Taking into consideration that the wire according to the invention is built-up of wires of not more than two different diameters, as well as that it incorporates strands with the most simple possible structure, production does not require complicated equipments, simultaneously costs of production are also low.

The reference numbers appearing in the appended claims are solely for the purpose of illustration and not of limitation.

Claims (7)

Claims

1. Wire cable consisting exclusively of steel wires, containing layers constituted by strands formed of steel wires characterized in that in each individual layer there are either seven-wire strands (3, 5), or four-wire strands (4) and seven wire strands (3, 5), and the individual strands contain wires (1, 2) of identical thicknesses.

2. Wire cable as claimed in claim 1, characterized in that it consists of wires (1, 2) of different thicknesses.

3. Wire cable as claimed in claim 2, characterised in that the strand forming the core (10), as well as the first layer 1) encircling the core and the strands of the second layer (12) are formed of thinner wires (2).

4. Wire cable as claimed in any of claims 1 to 3, characterized in that at least in one of the layers the four-wire strands (4) and the seven wire strands (3j are alternately arranged.

5. Wire cable as claimed in any of claims 1 to 4, characterized in that on the two external layers enclosing the core (10) there are further external layers (13, 14) which are twisted in opposite directions.

6. A multi-layer wire cable comprising strands of wires which are of two different thicknesses (diameters) only and which are exclusively of steel, at least one layer incorporating strands containing different numbers of wires.

7. A cable according to any preceding claim, wherein the cable has a core and at least four layers around the core, the two outermost layers being formed of strands twisted in mutually opposite directions.

7. A wire cable substantially as herein described with reference to and as shown in Figure 1 or Figure 2 of the accompanying drawings.
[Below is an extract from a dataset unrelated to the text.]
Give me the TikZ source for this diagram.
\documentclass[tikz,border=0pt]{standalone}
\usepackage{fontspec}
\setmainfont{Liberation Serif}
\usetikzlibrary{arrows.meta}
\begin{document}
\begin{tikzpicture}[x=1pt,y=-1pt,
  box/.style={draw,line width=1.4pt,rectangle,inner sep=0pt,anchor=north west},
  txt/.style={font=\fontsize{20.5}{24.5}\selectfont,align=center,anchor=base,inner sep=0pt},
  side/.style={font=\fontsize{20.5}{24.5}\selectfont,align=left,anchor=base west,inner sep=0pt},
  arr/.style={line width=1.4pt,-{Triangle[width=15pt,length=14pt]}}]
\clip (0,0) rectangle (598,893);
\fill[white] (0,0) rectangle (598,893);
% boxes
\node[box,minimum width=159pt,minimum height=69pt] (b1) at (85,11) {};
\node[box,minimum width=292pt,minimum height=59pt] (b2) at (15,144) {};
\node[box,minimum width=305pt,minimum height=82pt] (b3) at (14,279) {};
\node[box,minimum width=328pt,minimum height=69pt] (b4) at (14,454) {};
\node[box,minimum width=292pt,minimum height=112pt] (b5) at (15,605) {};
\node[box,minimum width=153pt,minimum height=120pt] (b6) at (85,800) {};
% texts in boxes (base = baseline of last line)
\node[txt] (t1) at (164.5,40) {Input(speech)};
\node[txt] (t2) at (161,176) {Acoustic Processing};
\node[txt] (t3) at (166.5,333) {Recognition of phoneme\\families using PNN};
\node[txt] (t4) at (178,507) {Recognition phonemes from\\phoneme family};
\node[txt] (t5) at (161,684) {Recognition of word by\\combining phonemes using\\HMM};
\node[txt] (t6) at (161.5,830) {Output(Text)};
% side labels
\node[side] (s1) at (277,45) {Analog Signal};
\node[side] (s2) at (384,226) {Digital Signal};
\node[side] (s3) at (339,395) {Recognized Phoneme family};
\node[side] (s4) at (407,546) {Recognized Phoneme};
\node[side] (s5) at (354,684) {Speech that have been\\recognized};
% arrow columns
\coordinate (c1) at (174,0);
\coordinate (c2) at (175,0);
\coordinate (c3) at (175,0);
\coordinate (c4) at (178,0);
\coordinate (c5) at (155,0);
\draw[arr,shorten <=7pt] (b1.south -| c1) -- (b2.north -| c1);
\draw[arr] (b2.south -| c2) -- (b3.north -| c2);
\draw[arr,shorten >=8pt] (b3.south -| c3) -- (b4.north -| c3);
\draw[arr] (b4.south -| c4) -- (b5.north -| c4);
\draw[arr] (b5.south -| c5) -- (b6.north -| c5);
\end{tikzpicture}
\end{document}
New Claims filed on 4 December 1979.

Superseded Claims 1 to 6 inclusive.

New Claims:

1. A multi-layer wire cable comprising strands of wires which are of two different thicknesses (diameters) only and which are exclusively of steel, at least one layer incorporating strands containing different numbers of wires, the wires in each strand of said at least one layer being of the same thickness (diameter).

2. A cable according to claim 1 wherein in each individual layer there are either seven-wire strands or four-wire strands and seven-wire strands.

3. A cable according to claim 1 or claim 2 wherein the individual strands of each layer contain wires of identical thickness (diameter).

4. A cable according to any preceding claim, wherein there are at least three of said layers present and the said at least one layer is an intermediate layer.

5. A cable according to claim 4, wherein the strand forming a core and two layers next to the core are formed of thinner wires than the layers disposed outwardly from the said two layers.

6. A cable according to any preceding claim, wherein said at least one layer consists of alternating four-wire strands and seven-wire strands.